Friday, April 09, 2010

Crime writer tv show

I'm wondering if anyone else caught the first episode of a new US import called 'Castle' the other night? It was tucked away at 9pm on the Alibi channel so I'll forgive you if you say no, but you missed a treat.

We weren't optimistic at first. Yet another US crime drama. Yawn. Yet another series with the hero's name as the title of the show. Double yawn, step aside House and Dexter. Yet another series where a civilian with an unusual speciality helps the police. Hmm. Haven't we seen that idea before somewhere?

But Castle turned out to be much better than we expected. Nathan Fillion (of Firefly) was excellent in the title role and Stana Katic was equally good as his 'will they won't they' love interest/colleague. The script was a joy, chock full of witty one-liners that had us laughing out loud. And best of all, Castle's unusual angle was that he's a successful crime novelist.

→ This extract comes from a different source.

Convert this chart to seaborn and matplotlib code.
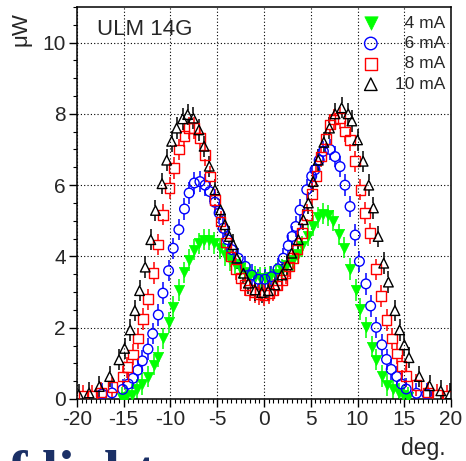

Too often in movies and tv series, writers are shown as dippy floaty artistic types who drink lots of coffee, bang away on an ancient typewriter and talk to the walls. Castle was different, because he was intelligent and because he truly understood his craft. In order to write successful crime novels (possibly more than any other genre) a writer has to understand the motivations of his characters - why they would do something, or why they wouldn't. This was used to great effect in the first episode where several times Castle changed the direction of the police investigation because the motives didn't fit. Of course, it was a little hard to believe trained detectives could be quite that thick, but it was nice to see a writer genuinely using his craft to untangle the foibles of human nature.

Pilot episodes aren't always a good indication of the rest of the series but we're hoping the intelligence continues - and we'll definitely be watching episode two to find out.

2 comments:

Bill Kirton said...

I'm not a great watcher of anything much on telly but I like what you say about Castle's focus on motives. I recently wrote a murder mystery for a charity evening and warned the teams who'd paid to solve the mystery that they should think carefully about motives and about how extreme something would need to be to provoke a murder. Only one of the 10 teams saw past their knee-jerk hunches (excuse the mixed metaphor) and realised that it wasn't a murder, but a mistake.

fiona glass said...

Motivation bothers me much more since I became a writer. I quite often yell at the telly (or a book for that matter) because there's no way the character would have *done* that...

Your mystery sounds intriguing!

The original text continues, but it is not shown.